Work to be completed :: Leave out the pictures and repeat everything else in the records exactly.

━━ Information provided ━━

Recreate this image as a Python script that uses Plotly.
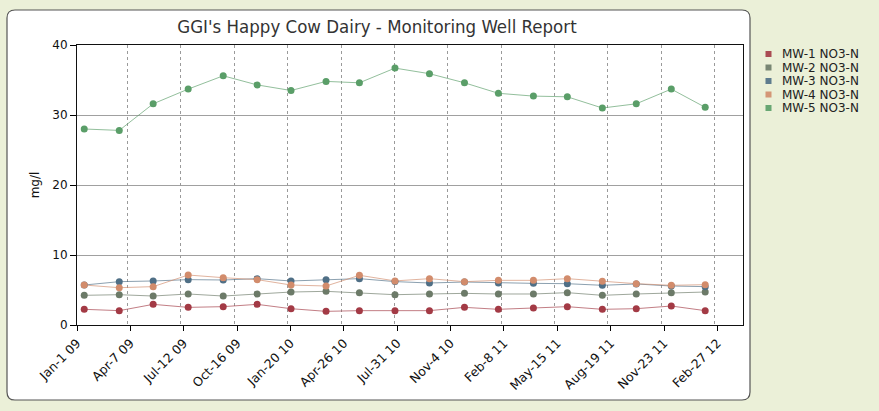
import plotly.graph_objects as go

dates = ["2009-01-14", "2009-03-18", "2009-05-18", "2009-07-20", "2009-09-21",
         "2009-11-21", "2010-01-21", "2010-03-25", "2010-05-24", "2010-07-27",
         "2010-09-27", "2010-11-29", "2011-01-29", "2011-04-02", "2011-06-02",
         "2011-08-04", "2011-10-04", "2011-12-06", "2012-02-05"]

mw1 = [2.24, 2.05, 2.95, 2.52, 2.62, 2.95, 2.33, 1.95, 2.05, 2.05,
       2.05, 2.52, 2.24, 2.43, 2.62, 2.24, 2.33, 2.71, 2.05]
mw2 = [4.24, 4.33, 4.14, 4.43, 4.14, 4.43, 4.71, 4.81, 4.62, 4.33,
       4.43, 4.52, 4.43, 4.43, 4.62, 4.24, 4.43, 4.62, 4.71]
mw3 = [5.71, 6.19, 6.29, 6.48, 6.43, 6.62, 6.29, 6.48, 6.62, 6.2,
       6.0, 6.14, 6.0, 5.95, 5.9, 5.67, 5.86, 5.57, 5.48]
mw4 = [5.71, 5.33, 5.48, 7.14, 6.76, 6.48, 5.71, 5.57, 7.1, 6.3,
       6.62, 6.19, 6.38, 6.38, 6.62, 6.24, 5.9, 5.67, 5.76]
mw5 = [28.0, 27.8, 31.6, 33.7, 35.6, 34.3, 33.5, 34.8, 34.6, 36.7,
       35.9, 34.6, 33.1, 32.7, 32.6, 31.0, 31.6, 33.7, 31.1]

series_names = ["MW-1 NO3-N", "MW-2 NO3-N", "MW-3 NO3-N", "MW-4 NO3-N", "MW-5 NO3-N"]
series_values = [mw1, mw2, mw3, mw4, mw5]
series_colors = ["#A33A45", "#6C7A68", "#4F6F86", "#D28C6C", "#5A9E68"]

tick_dates = ["2009-01-01", "2009-04-07", "2009-07-12", "2009-10-16", "2010-01-20",
              "2010-04-26", "2010-07-31", "2010-11-04", "2011-02-08", "2011-05-15",
              "2011-08-19", "2011-11-23", "2012-02-27"]
tick_labels = ["Jan-1 09", "Apr-7 09", "Jul-12 09", "Oct-16 09", "Jan-20 10",
               "Apr-26 10", "Jul-31 10", "Nov-4 10", "Feb-8 11", "May-15 11",
               "Aug-19 11", "Nov-23 11", "Feb-27 12"]

W, H = 879, 411
L, R, T, B = 77, 136, 45, 86
pw, ph = W - L - R, H - T - B

FONT = "DejaVu Sans, Verdana, sans-serif"


def px2paper_x(p):
    return (p - L) / pw


def px2paper_y(p):
    return (H - B - p) / ph


fig = go.Figure()

for name, vals, col in zip(series_names, series_values, series_colors):
    fig.add_trace(go.Scatter(
        x=dates, y=vals, mode="lines", name=name, showlegend=False,
        line=dict(color=col, width=1), opacity=0.65, hoverinfo="skip"))
for name, vals, col in zip(series_names, series_values, series_colors):
    fig.add_trace(go.Scatter(
        x=dates, y=vals, mode="markers", name=name, showlegend=False,
        marker=dict(color=col, size=7)))

# overlay axis carrying the (slightly offset) dashed vertical grid lines
fig.add_trace(go.Scatter(x=tick_dates, y=[None] * len(tick_dates), xaxis="x2",
                         showlegend=False, hoverinfo="skip", mode="markers"))

# rounded white panel
x0, x1 = px2paper_x(7), px2paper_x(750)
y0, y1 = px2paper_y(400), px2paper_y(10)
rx, ry = 8 / pw, 8 / ph
path = (f"M {x0+rx},{y1} L {x1-rx},{y1} Q {x1},{y1} {x1},{y1-ry} "
        f"L {x1},{y0+ry} Q {x1},{y0} {x1-rx},{y0} "
        f"L {x0+rx},{y0} Q {x0},{y0} {x0},{y0+ry} "
        f"L {x0},{y1-ry} Q {x0},{y1} {x0+rx},{y1} Z")
shapes = [dict(type="path", path=path, xref="paper", yref="paper",
               fillcolor="white", line=dict(color="#555", width=1.2), layer="below")]

# legend drawn as small squares + text
annotations = []
for i, (name, col) in enumerate(zip(series_names, series_colors)):
    yc = 54 + 13.5 * i
    shapes.append(dict(type="rect", xref="paper", yref="paper",
                       x0=px2paper_x(765.5), x1=px2paper_x(771.5),
                       y0=px2paper_y(yc + 3), y1=px2paper_y(yc - 3),
                       fillcolor=col, line=dict(width=0), opacity=0.9))
    annotations.append(dict(text=name, xref="paper", yref="paper",
                            x=px2paper_x(780), y=px2paper_y(yc), xanchor="left",
                            yanchor="middle", showarrow=False,
                            font=dict(family=FONT, size=12, color="#222")))

fig.update_layout(
    width=W, height=H,
    margin=dict(l=L, r=R, t=T, b=B, pad=0),
    paper_bgcolor="#EBF0D8",
    plot_bgcolor="white",
    font=dict(family=FONT, size=12, color="#111"),
    showlegend=False,
    title=dict(text="GGI's Happy Cow Dairy - Monitoring Well Report",
               x=377 / W, xanchor="center", y=1 - 27 / H, yanchor="middle",
               font=dict(family="DejaVu Sans Condensed, DejaVu Sans, sans-serif",
                         size=18.5, color="#333")),
    shapes=shapes,
    annotations=annotations,
    xaxis=dict(
        type="date", range=["2009-01-01", "2012-04-13"],
        tickvals=tick_dates, ticktext=tick_labels, tickangle=-45,
        ticks="outside", ticklen=5, tickcolor="#000",
        showgrid=False, showline=True, linecolor="#111", linewidth=1,
        mirror=True, zeroline=False, tickfont=dict(size=12.5)),
    xaxis2=dict(
        type="date", overlaying="x", range=["2009-01-06", "2012-04-18"],
        tickvals=tick_dates, showticklabels=False, ticks="",
        showgrid=True, gridcolor="#9a9a9a", griddash="3px,3px", gridwidth=1,
        showline=False, zeroline=False),
    yaxis=dict(
        range=[0, 40], tickvals=[0, 10, 20, 30, 40],
        ticks="outside", ticklen=6, tickcolor="#000",
        showgrid=True, gridcolor="#a0a0a0", gridwidth=1,
        showline=True, linecolor="#111", linewidth=1, mirror=True,
        zeroline=False, title=dict(text="mg/l", standoff=10, font=dict(size=12))),
)

fig.write_html("out.html", config={"displayModeBar": False},
               post_script="document.body.style.margin='0';document.body.style.overflow='hidden';")
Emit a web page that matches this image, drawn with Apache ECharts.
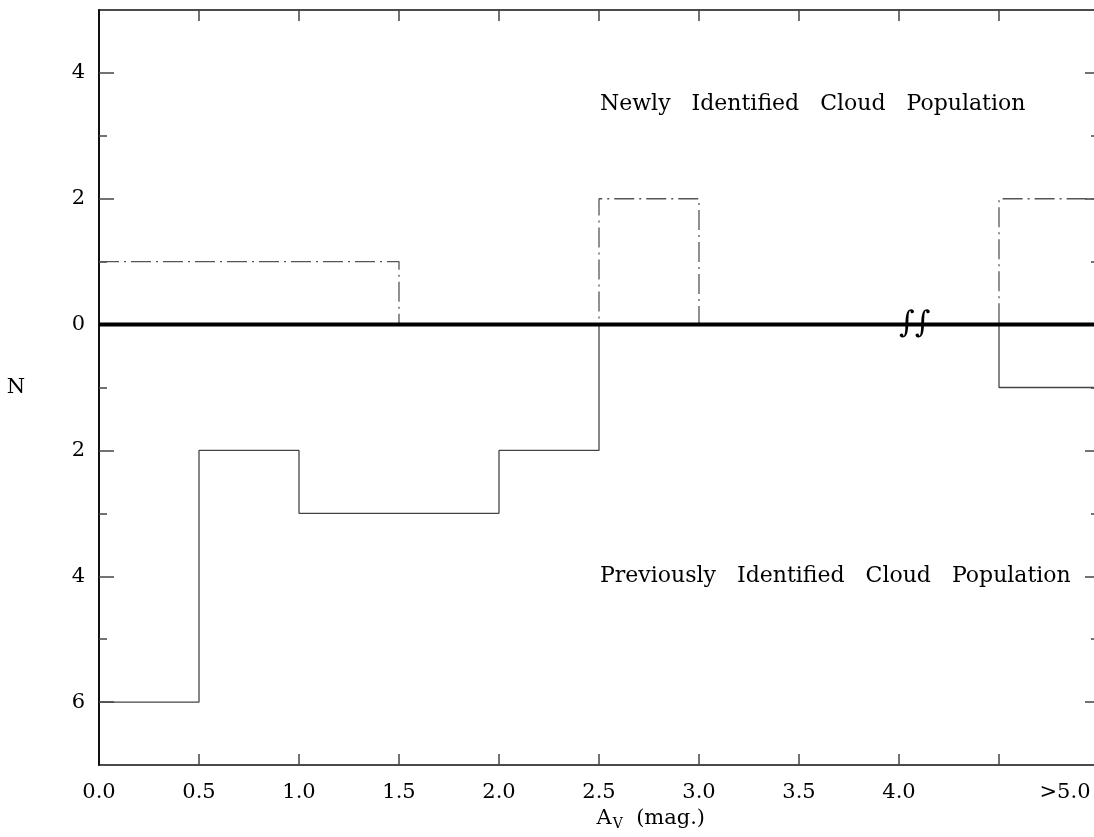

━━━

Task output ::
Recreate this image as a Python script that uses Plotly.
import plotly.graph_objects as go

dates = ["2009-01-14", "2009-03-18", "2009-05-18", "2009-07-20", "2009-09-21",
         "2009-11-21", "2010-01-21", "2010-03-25", "2010-05-24", "2010-07-27",
         "2010-09-27", "2010-11-29", "2011-01-29", "2011-04-02", "2011-06-02",
         "2011-08-04", "2011-10-04", "2011-12-06", "2012-02-05"]

mw1 = [2.24, 2.05, 2.95, 2.52, 2.62, 2.95, 2.33, 1.95, 2.05, 2.05,
       2.05, 2.52, 2.24, 2.43, 2.62, 2.24, 2.33, 2.71, 2.05]
mw2 = [4.24, 4.33, 4.14, 4.43, 4.14, 4.43, 4.71, 4.81, 4.62, 4.33,
       4.43, 4.52, 4.43, 4.43, 4.62, 4.24, 4.43, 4.62, 4.71]
mw3 = [5.71, 6.19, 6.29, 6.48, 6.43, 6.62, 6.29, 6.48, 6.62, 6.2,
       6.0, 6.14, 6.0, 5.95, 5.9, 5.67, 5.86, 5.57, 5.48]
mw4 = [5.71, 5.33, 5.48, 7.14, 6.76, 6.48, 5.71, 5.57, 7.1, 6.3,
       6.62, 6.19, 6.38, 6.38, 6.62, 6.24, 5.9, 5.67, 5.76]
mw5 = [28.0, 27.8, 31.6, 33.7, 35.6, 34.3, 33.5, 34.8, 34.6, 36.7,
       35.9, 34.6, 33.1, 32.7, 32.6, 31.0, 31.6, 33.7, 31.1]

series_names = ["MW-1 NO3-N", "MW-2 NO3-N", "MW-3 NO3-N", "MW-4 NO3-N", "MW-5 NO3-N"]
series_values = [mw1, mw2, mw3, mw4, mw5]
series_colors = ["#A33A45", "#6C7A68", "#4F6F86", "#D28C6C", "#5A9E68"]

tick_dates = ["2009-01-01", "2009-04-07", "2009-07-12", "2009-10-16", "2010-01-20",
              "2010-04-26", "2010-07-31", "2010-11-04", "2011-02-08", "2011-05-15",
              "2011-08-19", "2011-11-23", "2012-02-27"]
tick_labels = ["Jan-1 09", "Apr-7 09", "Jul-12 09", "Oct-16 09", "Jan-20 10",
               "Apr-26 10", "Jul-31 10", "Nov-4 10", "Feb-8 11", "May-15 11",
               "Aug-19 11", "Nov-23 11", "Feb-27 12"]

W, H = 879, 411
L, R, T, B = 77, 136, 45, 86
pw, ph = W - L - R, H - T - B

FONT = "DejaVu Sans, Verdana, sans-serif"


def px2paper_x(p):
    return (p - L) / pw


def px2paper_y(p):
    return (H - B - p) / ph


fig = go.Figure()

for name, vals, col in zip(series_names, series_values, series_colors):
    fig.add_trace(go.Scatter(
        x=dates, y=vals, mode="lines", name=name, showlegend=False,
        line=dict(color=col, width=1), opacity=0.65, hoverinfo="skip"))
for name, vals, col in zip(series_names, series_values, series_colors):
    fig.add_trace(go.Scatter(
        x=dates, y=vals, mode="markers", name=name, showlegend=False,
        marker=dict(color=col, size=7)))

# overlay axis carrying the (slightly offset) dashed vertical grid lines
fig.add_trace(go.Scatter(x=tick_dates, y=[None] * len(tick_dates), xaxis="x2",
                         showlegend=False, hoverinfo="skip", mode="markers"))

# rounded white panel
x0, x1 = px2paper_x(7), px2paper_x(750)
y0, y1 = px2paper_y(400), px2paper_y(10)
rx, ry = 8 / pw, 8 / ph
path = (f"M {x0+rx},{y1} L {x1-rx},{y1} Q {x1},{y1} {x1},{y1-ry} "
        f"L {x1},{y0+ry} Q {x1},{y0} {x1-rx},{y0} "
        f"L {x0+rx},{y0} Q {x0},{y0} {x0},{y0+ry} "
        f"L {x0},{y1-ry} Q {x0},{y1} {x0+rx},{y1} Z")
shapes = [dict(type="path", path=path, xref="paper", yref="paper",
               fillcolor="white", line=dict(color="#555", width=1.2), layer="below")]

# legend drawn as small squares + text
annotations = []
for i, (name, col) in enumerate(zip(series_names, series_colors)):
    yc = 54 + 13.5 * i
    shapes.append(dict(type="rect", xref="paper", yref="paper",
                       x0=px2paper_x(765.5), x1=px2paper_x(771.5),
                       y0=px2paper_y(yc + 3), y1=px2paper_y(yc - 3),
                       fillcolor=col, line=dict(width=0), opacity=0.9))
    annotations.append(dict(text=name, xref="paper", yref="paper",
                            x=px2paper_x(780), y=px2paper_y(yc), xanchor="left",
                            yanchor="middle", showarrow=False,
                            font=dict(family=FONT, size=12, color="#222")))

fig.update_layout(
    width=W, height=H,
    margin=dict(l=L, r=R, t=T, b=B, pad=0),
    paper_bgcolor="#EBF0D8",
    plot_bgcolor="white",
    font=dict(family=FONT, size=12, color="#111"),
    showlegend=False,
    title=dict(text="GGI's Happy Cow Dairy - Monitoring Well Report",
               x=377 / W, xanchor="center", y=1 - 27 / H, yanchor="middle",
               font=dict(family="DejaVu Sans Condensed, DejaVu Sans, sans-serif",
                         size=18.5, color="#333")),
    shapes=shapes,
    annotations=annotations,
    xaxis=dict(
        type="date", range=["2009-01-01", "2012-04-13"],
        tickvals=tick_dates, ticktext=tick_labels, tickangle=-45,
        ticks="outside", ticklen=5, tickcolor="#000",
        showgrid=False, showline=True, linecolor="#111", linewidth=1,
        mirror=True, zeroline=False, tickfont=dict(size=12.5)),
    xaxis2=dict(
        type="date", overlaying="x", range=["2009-01-06", "2012-04-18"],
        tickvals=tick_dates, showticklabels=False, ticks="",
        showgrid=True, gridcolor="#9a9a9a", griddash="3px,3px", gridwidth=1,
        showline=False, zeroline=False),
    yaxis=dict(
        range=[0, 40], tickvals=[0, 10, 20, 30, 40],
        ticks="outside", ticklen=6, tickcolor="#000",
        showgrid=True, gridcolor="#a0a0a0", gridwidth=1,
        showline=True, linecolor="#111", linewidth=1, mirror=True,
        zeroline=False, title=dict(text="mg/l", standoff=10, font=dict(size=12))),
)

fig.write_html("out.html", config={"displayModeBar": False},
               post_script="document.body.style.margin='0';document.body.style.overflow='hidden';")
Emit a web page that matches this image, drawn with Apache ECharts.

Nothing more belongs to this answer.